Seeing salaries decline in real terms over 13 years is rare phenomenon, he added.

The good news is that unemployment has declined since 2000, from 8.8% to 6.2%, and workforce participation has increased from 54% to 63% over that period as well, he added.

“That’s a huge jump,” he said, adding that it is also taking people less time to find work on average.

This means that the statistics regarding average salaries now include more people, but the fruits of their labor are also being divided among more people, he noted.

However, the real salary data may be misleading, adds Prof. Omer Moav of the Interdisciplinary Center in Herzliya. “It’s important to remember that the declining average doesn’t mean that workers currently in the workforce are necessarily earning less, but that the decline stems from new people joining the workforce [at lower salaries].” Many of the workforce’s newest members are contract workers, Arab women and ultra-Orthodox Jews, who tend to earn less than average.

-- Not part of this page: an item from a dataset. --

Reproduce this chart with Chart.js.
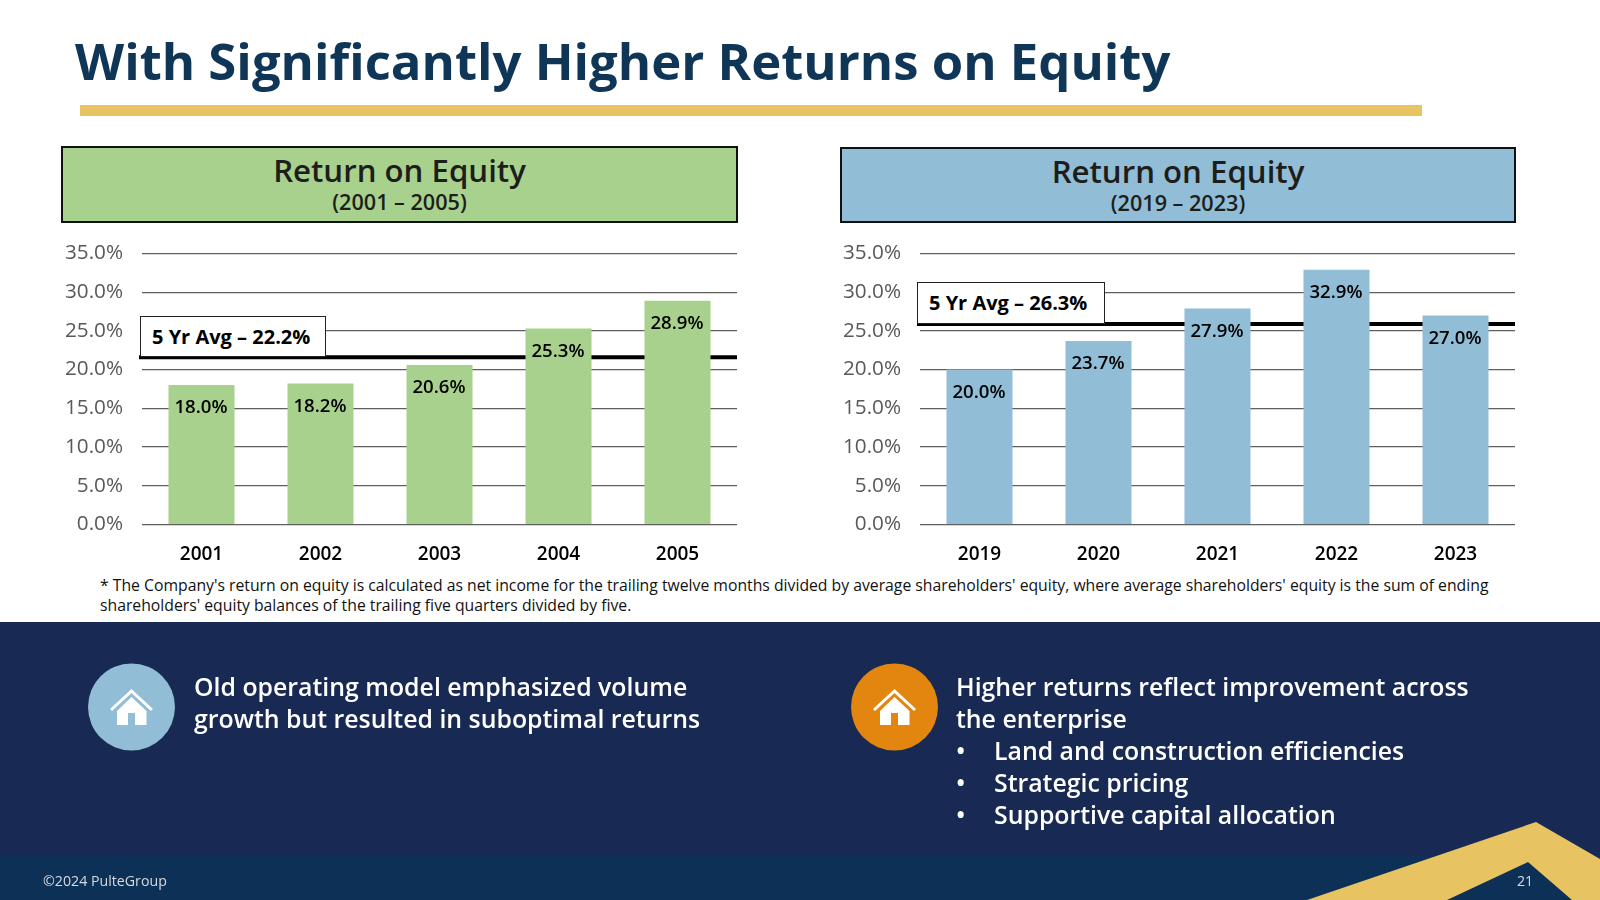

Too many workers in OECD nations are being hired on a temporary basis, and this is slowing economic recovery, it adds. Israel is one of three OECD states, together with Canada and the United States, without laws in place giving labor rights to long-term temporary employees.

The OECD recommends increasing regulatory oversight of temporary employment contracts while easing restrictions on dismissing permanent employees.